|Title||Retirement Provision among the Black and Minority Ethnic Group in the UK|
Retirement provision is an important aspect of financial decision making that can influence the financial quality of life experienced by individuals in old age, regardless of their ethnic group. However, individuals belonging to the Black and Minority Ethnic (BME) group are more financially vulnerable in retirement than other groups, such as the White British. Previous research indicates that labour market disadvantages, low socio-economic status, and the inadequate access to financial resources are contributing factors that limit their ability to save effectively for retirement. This thesis investigates these issues further by examining the economic position of the BME group and the socio-cultural factors that positively influence or inhibit their retirement provision. This investigation is essential as many of the first generation of BME migrants, some of whom have provided migrant labour to the British economy since the Second World War, are entering the retirement stage, and are at a risk of financial difficulty due to low pension income. Although there are variations in the migration pattern and age structure of the BME group, individuals within this group are less likely to have occupational and private pension coverage. The term ‘BME group’ is used throughout this thesis to refer to individuals from African, Caribbean, Indian, Pakistani and Bangladeshi backgrounds, since they represent the largest numbers of BME individuals in the UK.
With increased individual responsibility for pension provision, this thesis explores the retirement phenomena of the BME group in three interrelated empirical chapters. The first empirical chapter uses secondary data to examine the labour market characteristics and income of the BME group at the aggregate level. With the access to retirement resources being significantly dependent on income and labour market position, these characteristics of the BME group are explored in relation to those of the White British group. The findings in this chapter substantiates much of the existing debate regarding the homogeneity of BME individuals based on their low level of income, under-representation in full-time employment and low levels of occupation. As a result, the ability of some BME individuals to save in the new workplace pension scheme may be compromised. The second empirical chapter uses secondary data to investigate further the socio-economic characteristics of the BME group at the dis-aggregated level. With limited research highlighting the relative importance of heterogeneity among BME sub-samples, the findings in the second chapter raises important implications in terms of the ability of some BME sub-samples to make provisions for their retirement given the significant levels of heterogeneity that exists in the socio-economic characteristics of the BME group. This indicates that stratified approaches to retirement provision may exist due to the possession of different levels of economic, social and cultural capital. The third empirical chapter utilises primary data to explore the retirement strategies of the five BME sub-samples at the dis-aggregated level. It provides an alternative perspective on the issues faced by the BME group and aids in further explanation of the findings in the two previous empirical chapters. The findings in the third chapter present new evidence in the form of various interrelated factors that inhibit the ability of BME individuals to make provisions for retirement.

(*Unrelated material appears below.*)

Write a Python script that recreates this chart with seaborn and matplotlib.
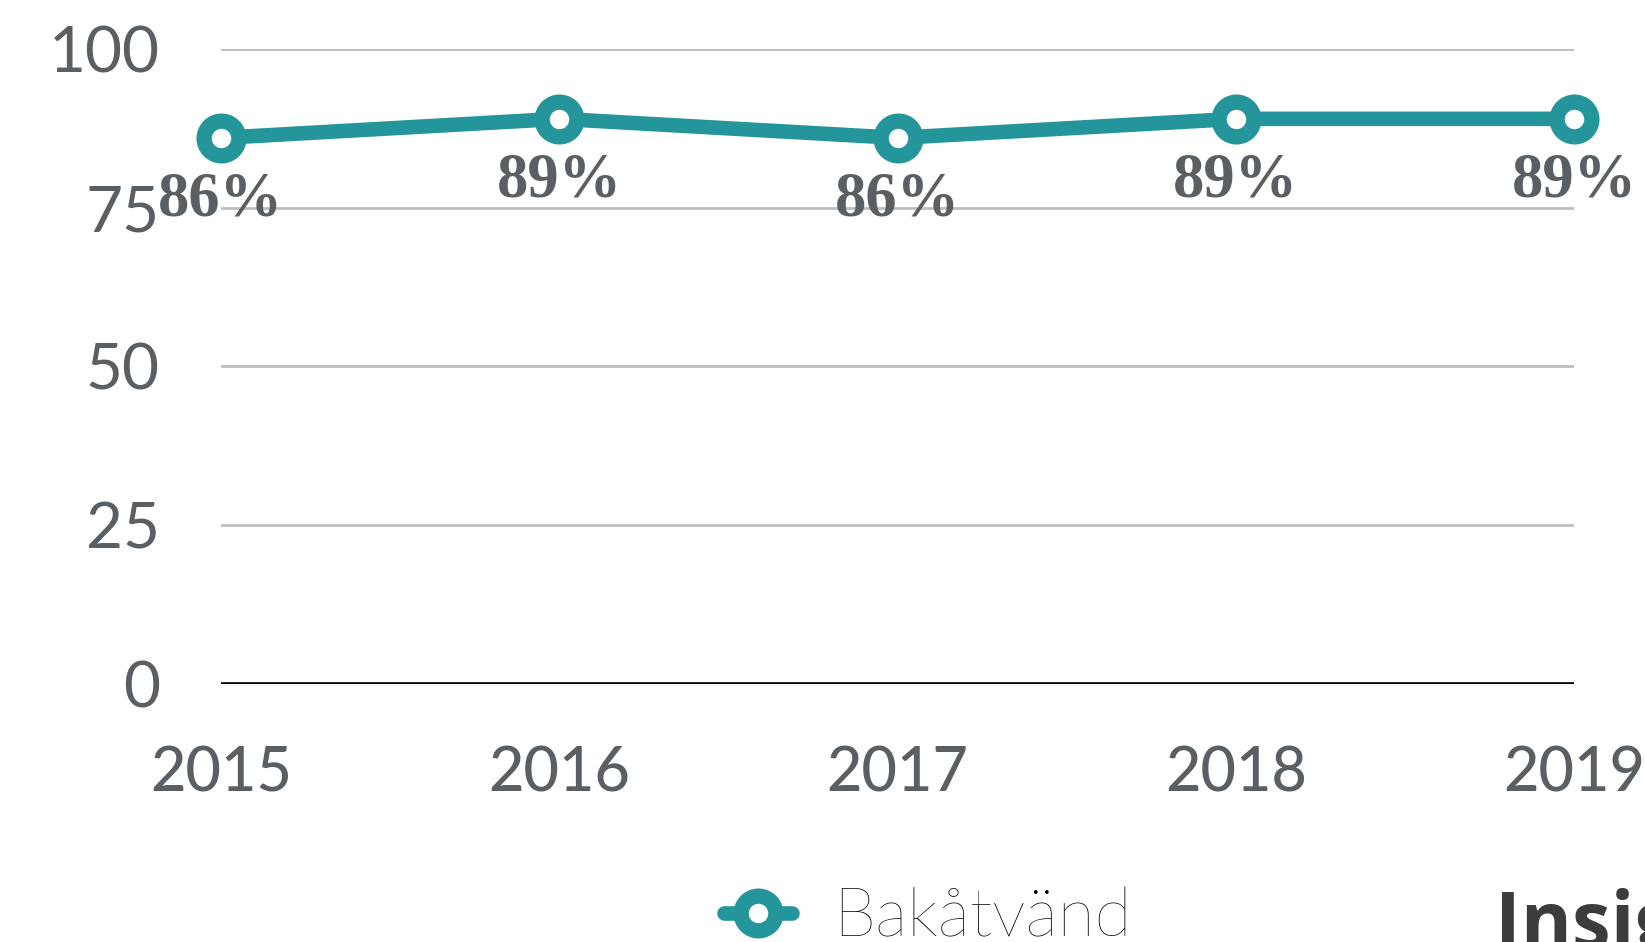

The findings presented throughout the thesis have generated a better understanding of the ways in which social structures and various forms of social, economic and cultural capital contribute to social stratification within the BME group, thus influencing their disposition towards certain retirement provision. The findings indicate that while some BME individuals have adequate retirement provisions, there are others who face financial difficulty in old age. By highlighting the socially constructed nature of ‘retirement provision’ and the economic, social and cultural factors inhibiting effective retirement provisions, from the perspective of the BME people, this thesis contributes to the ongoing debate regarding the characteristics and circumstances of BME individuals in the UK. Based on the findings presented, policy implementations may be developed to promote social inclusion, social equity and better retirement saving among this group.